- Nickname: Lobo
- Leagues: LNB
- Founded: 1925; 100 years ago
- Arena: Emilio Perazzo
- Capacity: 2,000
- Location: San Luis, Argentina
- Team colors: Black, Yellow, White
- Head coach: José Franzi
| Home | Away |

= Gimnasia y Esgrima y Pedernera Unidos =

Club Gimnasia y Esgrima y Pedernera Unidos (mostly known for its acronym GEPU) is a sports club from San Luis, Argentina. Established in 1925, basketball has been the most notable sport of the club, which senior team competed at the Liga Nacional, the top division of Argentine basketball league system, in the 1990s, winning two titles.

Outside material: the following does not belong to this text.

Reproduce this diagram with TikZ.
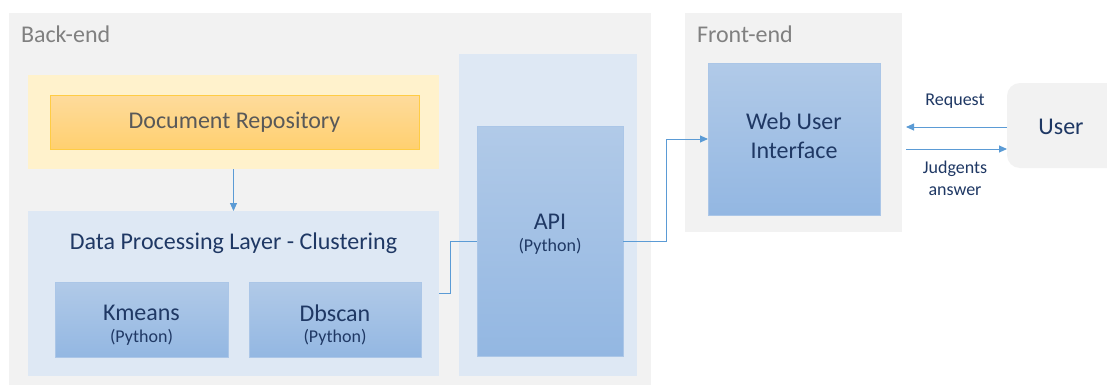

Nowadays the basketball team competes at Torneo Federal, the third division of Argentine basketball.

Other sports practised at GEPU are basque pelota, football, gymnastics, table tennis, tennis and volleyball.

==History==
The club was founded as "Club Gimnasia y Esgrima" on June 28, 1925, by a group of friends led by Emilio Perazzo (who would be the first president of the institution). As its name indicated, fencing was the main sport of the club, with teacher Raúl Ruffa being part of the Argentine Olympic team at the 1936 games.

During the 1940s, the basketball team of Club Olimpia moved to Gimnasia y Esgrima, adding this sport to the club. In 1979, another institution of San Luis that focused on football and cycling, Club Pedernera, merged to GyE, therefore the club was renamed as "Gimnasia y Esgrima Pedernera Unidos". From then on, the inhabitants of San Luis familiarly referred to the club as "GEPU". The club added sports sections by then, such as gymnastics, tennis, basque pelota, paddle and swimming.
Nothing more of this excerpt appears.